If you own shares in a company, it goes without saying that you don’t want to hear bad news. Shareholders in this oil company have had bucket loads of it recently. At the end of July, the company suspended its chief executive and chief operating officer – it is investigating whether or not they have been paid money from an unauthorised source.
The situation deteriorated further last week, when the ongoing fighting in Kurdistan forced it to suspend operations at its key project in the country. It wasn’t producing much oil, but was expected to make a big contribution in the years ahead.
To rub salt into the wound, credit-rating agency Standard & Poor’s posted a negative outlook on the firm. It said the unauthorised-payments investigation might make banks reluctant to lend to Afren (LSE: AFR), which might hamper its ability to develop its big Nigerian oil projects.

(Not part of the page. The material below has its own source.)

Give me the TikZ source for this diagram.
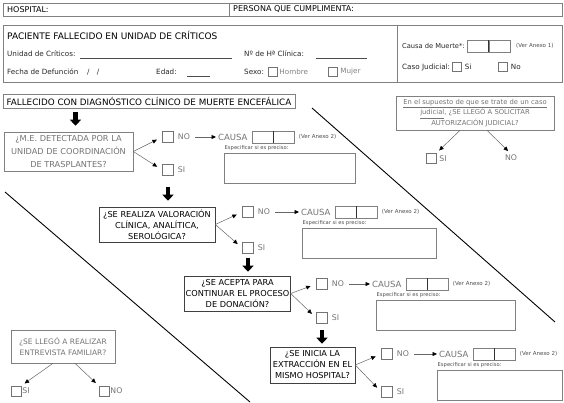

All this doom and gloom has wreaked havoc with the share price, which is down 40% this year. However, a quick glance at its share-price chart will tell you that investing in this company has been a roller-coaster ride for some time.
That’s largely because investors are – quite reasonably – very wary of oil companies that make most of their money from Nigeria. It’s become a very hostile place to do business.
Oil majors such as Royal Dutch Shell and Italy’s ENI have been plagued by the theft of their oil and damage to their assets. The Nigerian government also seems intent on taking more money from oil companies, meaning less money for investors.
Projects in Nigeria and Kurdistan, and exploration projects in Kenya, Tanzania and the Seychelles, were set to boost oil production by more than 10% a year for the next five years.
Once the big investment spending phase to develop the fields had peaked, investors could look forward to seeing lots of free cash flow pour in. And analysts are still predicting a big profit growth. According to Bloomberg, they expect trading profits to fall to $502m this year, rising to $851m in 2016.
These forecasts should always be taken with a big pinch of salt – but what is undeniable is that Afren shares look very cheap. They trade at a 12% discount to their net asset value and offer an earnings yield of nearly 18%, based on this year’s forecast trading profits.
Some might argue that the risks here mean the shares should be cheap. It’s a fair point – but the shares might bounce if Afren’s problems abate.